The definition of insanity is doing the exact same thing and expecting a different result. And insanity has become a way of life in the comic book industry.
For over 10 years Diamond Comics Distributors have coordinated Free Comic Book day. A day where comic shop owners reach out to new readers by offering them free comics to sample and try out.
So why aren’t there more new readers buying comics?
Because the only place to get a free comic book is at a comic book store.
Here are the facts: There are less than a thousand comic book stores in the United States. And only 2000 comic book stores in 30 countries participate in this event.
Here’s another fact: Most comic book stores terrify average everyday people.
Comic shops have a bad reputation. While some stores like Jim Hanley’s Universe and Midtown Comics have clean professional layouts, others across the country reinforce the stereotypes about Comic shops and their customers. Dingy lighting, middle-aged guys in trenchcoats, hostile clerks, and a weird smell. To the new or casual customer a comic shop is not a fun place to be. In fact, it’s considered to be one of the least inviting places for customers. Especially customers with children.
Children the industry desperately needs to buy comic books.
But many in the industry swear up and down that Free Comic Book Day has an impact. That it brings new readers into the shops.
Then why are the sales numbers for most comics stagnant or on the decline? Why haven’t the demographics changed in over a decade? Why hasn’t the median age of a comic book reader declined?
If Free Comic Book Day worked at bringing in new readers publishers like Marvel and DC wouldn’t need to reboot their titles every 24-36 months. There would be enough new readers from the people who sampled those free comics to create sustainable numbers for a publisher to maintain profitability.
Would we really need a new 52 or a Marvel Now event to get new readers into the medium if Free Comic Book Day worked? Wouldn’t all those free samples given out at the comic shop reach all those new readers and give them an incentive to try new product? Wouldn’t that free comic they got at the comic shop persuaded customers to keep buying comics long-term?
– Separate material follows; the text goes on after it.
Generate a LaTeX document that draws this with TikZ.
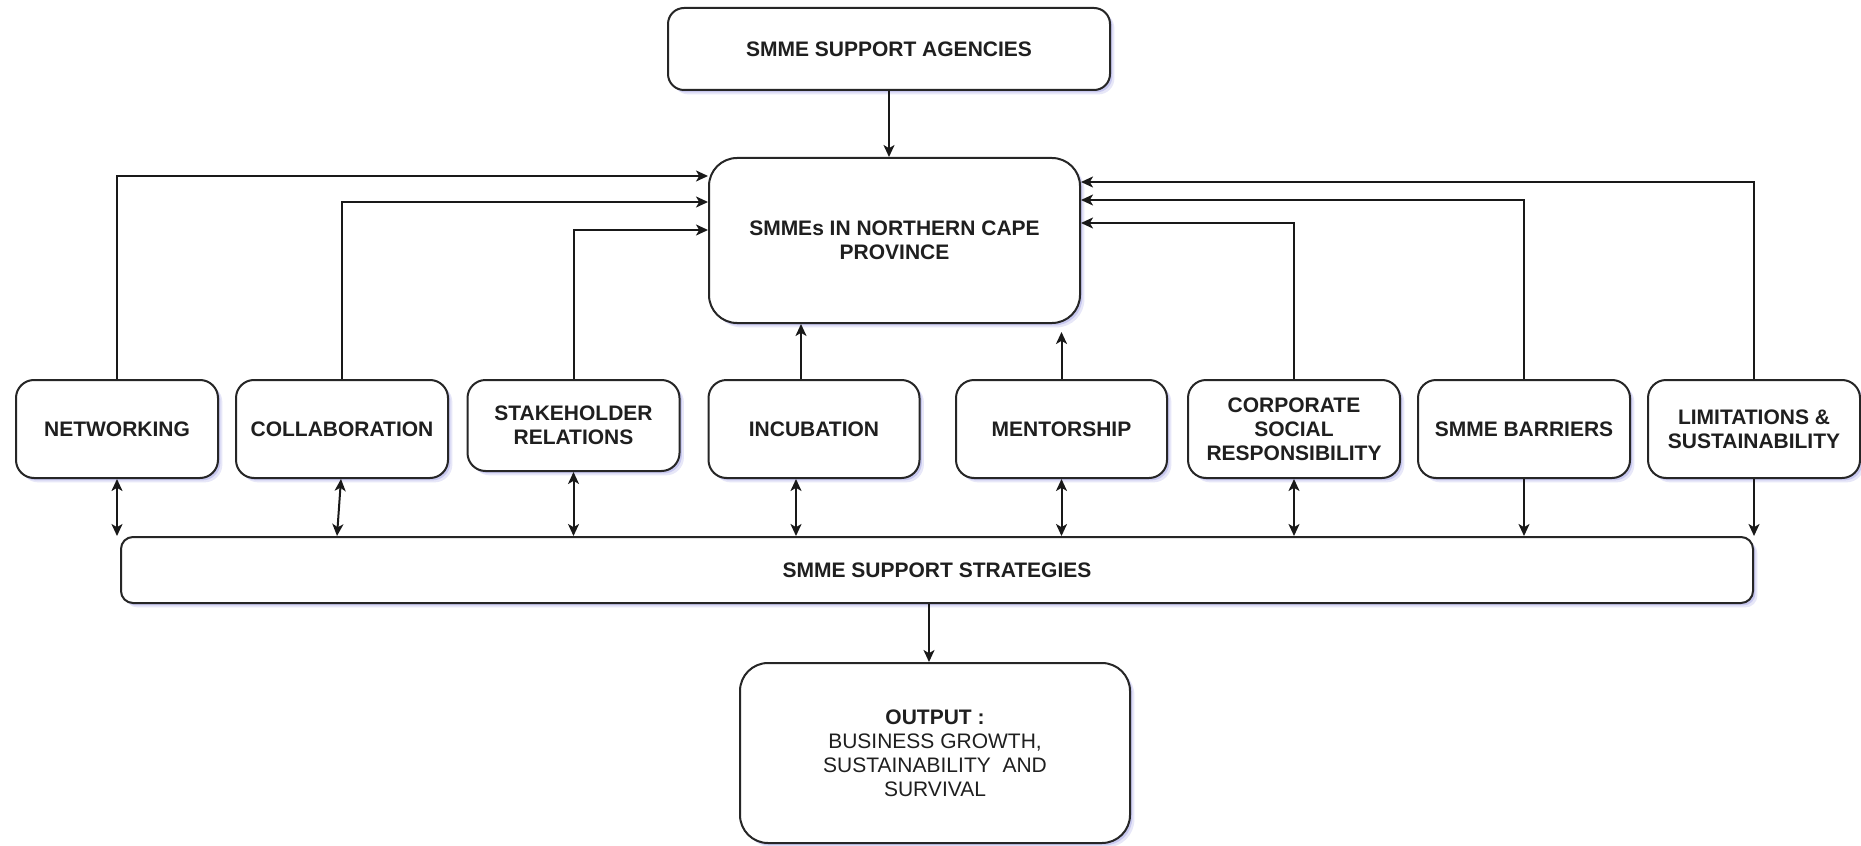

Let’s face it Free Comic Book Day only works for that day. It’s the kind of promotion that gets people’s attention, but doesn’t allow businesses to keep customers coming back for product long-term.
As it stands now, Free Comic Book Day is just a way to take money out of the Comic shop owners’ hands and flush it down the toilet. That’s right the shop owners pay at least 50 cents a copy wholesale for these comics.
And they lose money with each book they give out.
The only institution making money on Free Comic Book Day is Diamond Comic Distributors. And it isn’t fair to the comic shop owners who get nothing out of the deal for all their hard work except a one-day boost in sales.
It’s time for Time Warner and Disney to start footing some of the bill for Free Comic Book Day. It’s time for them to start reaching out to get new customers for their properties. The comic shop owners shouldn’t have to put forth all the effort. These are their properties and they should make some serious efforts towards invest in the marketing of them.
It’s time to take Free Comic book Day out of the comic book store. The goal of any successful promotional campaign like this is getting product in the hands of people who don’t read comic books. Taking the comic books to THEM so they can see how great they are.
So they can go to the comic shops to buy them. And so they can go to other retailers and start asking them to start stocking them.
Larger publishers like Marvel and DC have to do things like offering comics as an insert in cereal boxes, with Sunday Newspapers, and as a supplement to pages of a top selling magazine like Family Circle or AARP. Places where they can be seen. Places where they can be read. Places where customers can demand for the comics or find out where comic books and trade paperbacks can be sold.
Free Comic Book Day also has to head into cyberspace. Digital Comics are cheaper and easier for publishers to produce than printing thousands of comics shop owners have to pay for and take a loss on.
And it wouldn’t hurt to send out copies of comics free through direct mail. Sure people hate junk mail, but any catalog retailer knows that for every catalog that goes straight to the trash, they get a sale or two on the ones that don’t. If those customers like what they see they buy more. Some even become long-term customers.
All of these approaches are a great way to reach out to those twenty million younger readers who could become new customers in the future.
I offer various free eBooks throughout the year on Amazon through the KDP select program and on Smashwords through promotions like my YA eBook exclusive series. Distributing these free digital copies is no cost to me, but it does lead to worldwide sales of eBooks throughout the year. Once a customer tries out one of my free eBooks, sometimes they actually come back and buy other books in the series like Isis or All About Nikki. Others just come back and buy the same book at another site because they like it so much. And quite a few people recommend my work to their friends. If this business strategy can work for me on a small scale, it should be able to work on a larger scale for a multibillion dollar corporation like Time Warner or Disney.